Paul Driver
Attend an evening with Andre Agassi
I wasn’t aware of a special musical focus on the Enlightenment, the Edinburgh Festival’s official theme, during my days there, though there was a concert for the Haydn anniversary. Baroque and romantic music dominated — Usher Hall concert performances of Handel’s Rinaldo and Verdi’s Macbeth, the first opera ever performed at the festival (in 1947); a puppet version of Monteverdi’s Il ritorno d’Ulisse in Patria at the King’s Theatre; and a Queen’s Hall Chopin recital by Elisabeth Leonskaja.

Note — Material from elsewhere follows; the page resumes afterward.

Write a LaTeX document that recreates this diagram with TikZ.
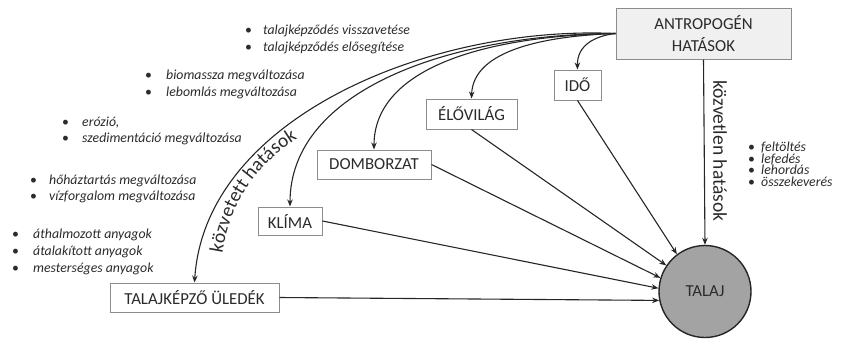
\documentclass[tikz,border=0pt]{standalone}
\usepackage{fontspec}
\setmainfont{Carlito}
\usetikzlibrary{arrows.meta,decorations.text}
\definecolor{txt}{HTML}{2B2B2B}
\definecolor{boxline}{HTML}{8C8C8C}
\definecolor{antrfill}{HTML}{F0F0F0}
\definecolor{talajfill}{HTML}{A3A3A3}
\newcommand\bitem[2][19pt]{\makebox[#1][l]{•}\textit{#2}}
\begin{document}
\begin{tikzpicture}[x=1pt,y=-1pt,
  box/.style={draw=boxline, line width=1pt, fill=white, inner sep=0pt,
    font=\fontsize{16.8}{22}\selectfont, text=txt, align=center},
  arr/.style={draw=black!85, line width=1.1pt, -{Stealth[length=7pt,width=5.5pt]}},
  lst/.style={anchor=base west, inner sep=0pt, text=txt, font=\fontsize{13.8}{15}\selectfont},
  biglabel/.style={inner sep=0pt, text=txt, font=\fontsize{19.5}{22}\selectfont}]
\useasboundingbox (0,0) rectangle (841,338);
% nodes
\node[box, fill=antrfill, minimum width=175pt, minimum height=51pt] (antr) at (703.5,33.5) {ANTROPOGÉN\\HATÁSOK};
\node[box, minimum width=47pt, minimum height=30pt] (ido) at (577.5,85) {IDŐ};
\node[box, minimum width=91pt, minimum height=30pt] (elo) at (471.5,114) {ÉLŐVILÁG};
\node[box, minimum width=114pt, minimum height=29pt] (dom) at (374,164.5) {DOMBORZAT};
\node[box, minimum width=64pt, minimum height=28pt] (klima) at (290,221) {KLÍMA};
\node[box, minimum width=169pt, minimum height=29pt] (uled) at (194.5,297.5) {TALAJKÉPZŐ ÜLEDÉK};
\node[circle, draw=black!85, line width=1.4pt, fill=talajfill, minimum size=92pt, inner sep=0pt,
  font=\fontsize{16.8}{20}\selectfont, text=txt] (talaj) at (705,291.5) {TALAJ};
% curved indirect arrows
\draw[arr] (antr.west) .. controls (595,36) and (577,45) .. (ido.north);
\draw[arr] (antr.west) .. controls (545,36) and (473,50) .. (elo.north);
\draw[arr] (antr.west) .. controls (480,36) and (374,70) .. (dom.north);
\draw[arr] (antr.west) .. controls (450,34) and (290,90) .. (klima.north);
\draw[arr] (antr.west) .. controls (430,25) and (205,118) .. (uled.north);
% straight arrows into TALAJ
\draw[arr] (antr.south) -- (talaj.north);
\draw[arr] (uled.east) -- (talaj.191);
\draw[arr] (klima.east) -- (talaj.176);
\draw[arr] (dom.east) -- (talaj.163);
\draw[arr] (elo.south) -- (talaj.146);
\draw[arr] (ido.south) -- (talaj.127);
% labels
\coordinate (kvA) at (221,263);
\coordinate (kvB) at (306,134);
\path[decorate, decoration={text along path, text align=center,
  text={|\fontsize{19.5}{22}\selectfont\color{txt}|közvetett hatások}}]
  (kvA) .. controls (228,200) and (260,160) .. (kvB);
\node[biglabel, rotate=-90] (kozvetlen) at (720,151) {közvetlen hatások};
% lists
\node[lst] (l1a) at (245,34) {\bitem[18pt]{talajképződés visszavetése}};
\node[lst] (l1b) at (245,51) {\bitem[18pt]{talajképződés elősegítése}};
\node[lst] (l2a) at (145,79) {\bitem[21pt]{biomassza megváltozása}};
\node[lst] (l2b) at (145,96) {\bitem[21pt]{lebomlás megváltozása}};
\node[lst] (l3a) at (62,126) {\bitem[20pt]{erózió,}};
\node[lst] (l3b) at (62,142) {\bitem[20pt]{szedimentáció megváltozása}};
\node[lst] (l4a) at (30,184) {\bitem[19pt]{hőháztartás megváltozása}};
\node[lst] (l4b) at (30,200) {\bitem[19pt]{vízforgalom megváltozása}};
\node[lst] (l5a) at (12,238) {\bitem[21pt]{áthalmozott anyagok}};
\node[lst] (l5b) at (12,255) {\bitem[21pt]{átalakított anyagok}};
\node[lst] (l5c) at (12,272) {\bitem[21pt]{mesterséges anyagok}};
\node[lst] (r1) at (748,151) {\bitem[13pt]{feltöltés}};
\node[lst] (r2) at (748,163) {\bitem[13pt]{lefedés}};
\node[lst] (r3) at (748,174.5) {\bitem[13pt]{lehordás}};
\node[lst] (r4) at (748,186) {\bitem[13pt]{összekeverés}};
\end{tikzpicture}
\end{document}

The Usher Hall, such an acoustic relief after the bizarre Albert Hall, is still in refurbishment but opened specially for the festival. It proved less than fully functional, however, during the all-Haydn programme by the Orchestra of the Age of Enlightenment, conducted by the eternally genial and genius-like Roger Norrington, whose eccentric technique suggests a nutty traffic policeman but who is clearly inspirational. The tonal beauty of the period ensemble —horns with a fabulous golden crispness, strings not dissimilar —and his sense of paragraphing and propulsion made Symphonies Nos 48 and 49 arresting and alluring. He could not control what happened in the Scena di Berenice. Three times the platform lights failed, three times the thrillingly dramatic mezzo-soprano Joyce DiDonato tried and failed to get beyond the recitative to the aria. Many a diva would have stomped off, but DiDonato has a sense of humour. The audience roared gratitude and were rewarded with the interpolation of Handel’s Largo.
The hall had kept faith with an account by the BBC Scottish Symphony Orchestra and Edinburgh Festival Chorus of Macbeth that ventured into the gallery for the Act III apparitions, and which sounded tremendous. The chorus rose to those uniquely Verdian heights of massed-voice passion. Susan Neves sang Lady Macbeth with a furious intensity that was certainly impressive even if it lacked the fiery articulative edge of a DiDonato, and Lado Ataneli mustered heroic vocal resources as Macbeth while still sounding stagy. But the work itself is a curious if invigorating blend of melodrama and a more searching musico-dramatic ambition, evident in the revision Verdi made for the Paris premiere. That was the version used here (though the programme didn’t spell it out), which meant we got the ballet music in Act III — happily, since the conducting by David Robertson, a musician of restless energy, a Verdi natural, accounted for much of the evening’s appeal.
A programme-book not clarifying what one heard caused confusion at the Queen’s Hall. Leonskaja played nothing but Chopin — her recital was supposed to reflect the one he gave in Edinburgh in 1848 — but she did not follow the printed order of Ballades, Nocturnes, Sonata and Polonaise-Fantasie. Applause broke in awkwardly after the first movement of the opening item, which was Sonata No 2, not Ballade No 2, and she didn’t look best pleased. Indeed, it was an interruption of a superbly dramatic, deeply pondered reading of this work, the Funeral March sonata, whose demoniac character she caught dazzlingly. That amazing finale in whooshing octaves can rarely have seemed so plausible as the scouring graveyard wind it is traditionally taken to be.
Rinaldo at the Usher Hall was a concert performance content not to venture beyond the platform or enliven a plain presentation, other than with the odd gesture. Not that the evocation of amorous and magical goings-on during the First Crusade lacked colour. The aerial arrival on a dragon-drawn chariot of the sorceress Armida was signalled by a bass-drum eruption, and her subsequent departure by a wind machine: a possibly inauthentic touch in an account notable for acute period awareness and a lightness and electric fleetness of texture. There was birdsong for the Act I garden — very Respighi — and Masato Suzuki’s harpsichord solos for Armida’s aria Vo’ far guerra were spectacular.
The cast was terrific, in large part a suave, intimately nuanced symphony of high voices. The counter-tenors Clint van der Linde (in the title role), Damien Guillon and Robin Blaze shone with a baroque splendour, as did sopranos Rachel Nicholls, as Armida, and Maki Mori, as Rinaldo’s inamorata, Almirena. Her Lascia ch’io pianga was consummate; Van der Linde’s Cara sposa likewise. The opera is stuffed with good tunes — a so-called pasticcio that served as Handel’s calling-card when launching himself on London in 1711. It is a rather long calling card, it’s true, but that is in the nature of this static, repetitive art-form, with its campy concoction of stylised emotions. You may not adore Handel opera, but it’s hard to imagine it better done than with this brilliance and vim.